Question

Custom Database in Kraken2: how are plasmids in same fasta file as bacterial genome handled?

1

Entering edit mode

3.6 years ago

Raphaela ▴ 10

Hi everyone,

I am creating a custom database in order to analyse paired reads found in stool samples. My project only looks at the abundances of bacterial species of the Lactobacillaceae family, therefore I downloaded all respective .fna files from the NCBI databank.

When inspecting the .fna files I found many of them containing several genomes, often one complete genome of the bacterial strain and additionally one or two plasmid genomes of the same bacterial strain. For my analysis I am only interested in the complete genomes, however if I filter out "plasmid" I seem to lose lots of .fna files which also contain valuable bacterial genomes.

Does anybody have experience in how Kraken2 handles these plasmid genomes? Are they processed individually or is the end result one abundance score for the respective bacterial strain?

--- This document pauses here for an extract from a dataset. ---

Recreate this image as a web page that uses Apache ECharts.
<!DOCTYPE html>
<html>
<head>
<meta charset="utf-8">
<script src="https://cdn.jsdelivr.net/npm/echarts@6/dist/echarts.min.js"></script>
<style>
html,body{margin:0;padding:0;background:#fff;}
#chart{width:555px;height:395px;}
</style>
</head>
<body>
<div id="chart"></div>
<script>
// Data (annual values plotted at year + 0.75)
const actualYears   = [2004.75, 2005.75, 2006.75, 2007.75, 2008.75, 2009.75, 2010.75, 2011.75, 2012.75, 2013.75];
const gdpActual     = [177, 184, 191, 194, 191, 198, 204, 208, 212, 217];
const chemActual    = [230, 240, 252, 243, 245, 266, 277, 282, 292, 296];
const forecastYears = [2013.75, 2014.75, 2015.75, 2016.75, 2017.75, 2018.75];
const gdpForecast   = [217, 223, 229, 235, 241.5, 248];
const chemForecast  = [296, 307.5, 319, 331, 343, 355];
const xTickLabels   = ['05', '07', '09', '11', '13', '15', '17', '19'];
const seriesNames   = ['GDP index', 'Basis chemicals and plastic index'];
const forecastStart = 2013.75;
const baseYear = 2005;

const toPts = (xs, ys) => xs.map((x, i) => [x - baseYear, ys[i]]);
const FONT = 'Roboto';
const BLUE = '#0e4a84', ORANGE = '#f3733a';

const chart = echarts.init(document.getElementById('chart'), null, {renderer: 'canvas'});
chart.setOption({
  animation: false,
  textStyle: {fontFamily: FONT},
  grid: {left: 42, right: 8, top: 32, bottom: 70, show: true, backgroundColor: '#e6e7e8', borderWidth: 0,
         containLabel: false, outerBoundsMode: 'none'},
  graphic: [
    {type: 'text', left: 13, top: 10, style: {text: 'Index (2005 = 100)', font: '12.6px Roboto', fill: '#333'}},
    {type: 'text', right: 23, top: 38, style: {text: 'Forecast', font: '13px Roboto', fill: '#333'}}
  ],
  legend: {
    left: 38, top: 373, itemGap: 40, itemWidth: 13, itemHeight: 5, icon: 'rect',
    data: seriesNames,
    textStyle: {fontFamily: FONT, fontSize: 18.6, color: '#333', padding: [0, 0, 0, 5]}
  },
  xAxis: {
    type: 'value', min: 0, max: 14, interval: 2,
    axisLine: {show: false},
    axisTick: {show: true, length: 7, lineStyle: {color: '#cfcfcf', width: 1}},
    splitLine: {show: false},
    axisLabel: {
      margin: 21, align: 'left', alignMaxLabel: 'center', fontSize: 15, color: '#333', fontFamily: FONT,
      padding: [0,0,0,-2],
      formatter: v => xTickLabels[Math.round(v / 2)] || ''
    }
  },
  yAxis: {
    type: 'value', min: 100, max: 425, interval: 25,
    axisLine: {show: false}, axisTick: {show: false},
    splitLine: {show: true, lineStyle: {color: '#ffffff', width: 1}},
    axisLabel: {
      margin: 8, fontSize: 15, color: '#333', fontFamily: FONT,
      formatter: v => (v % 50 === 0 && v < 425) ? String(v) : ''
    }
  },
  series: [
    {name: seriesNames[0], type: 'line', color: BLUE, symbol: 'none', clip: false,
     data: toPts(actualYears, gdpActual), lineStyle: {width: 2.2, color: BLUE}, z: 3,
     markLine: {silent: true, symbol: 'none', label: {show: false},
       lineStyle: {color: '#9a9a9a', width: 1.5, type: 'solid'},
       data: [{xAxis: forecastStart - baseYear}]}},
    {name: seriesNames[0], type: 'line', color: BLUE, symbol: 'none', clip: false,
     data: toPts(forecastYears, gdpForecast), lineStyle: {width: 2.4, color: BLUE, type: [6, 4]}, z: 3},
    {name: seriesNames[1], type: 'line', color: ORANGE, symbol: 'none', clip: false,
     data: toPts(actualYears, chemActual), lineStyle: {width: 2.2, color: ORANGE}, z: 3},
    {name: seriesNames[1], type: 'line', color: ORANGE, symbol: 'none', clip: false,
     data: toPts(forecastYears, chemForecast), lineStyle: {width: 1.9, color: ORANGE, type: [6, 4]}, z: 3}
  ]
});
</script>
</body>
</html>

Thank you so much for your help!

BW, Rapha

Kraken2 plasmid CustomDB • 1.1k views

ADD COMMENT • link 3.6 years ago by Raphaela ▴ 10

score 1 · Answer 1 · 2021-04-24

1

Entering edit mode

3.6 years ago

Istvan Albert 102k

The tool matches sequence ids to taxonomic ids. The table file connects the two pieces of information.

A plasmid sequence is no different than any segmented genome that is present on multiple chromosomes.

What you will get at the end is how many reads are assigned to a taxonomical level, it is not important how many chromosomes/plasmids there were.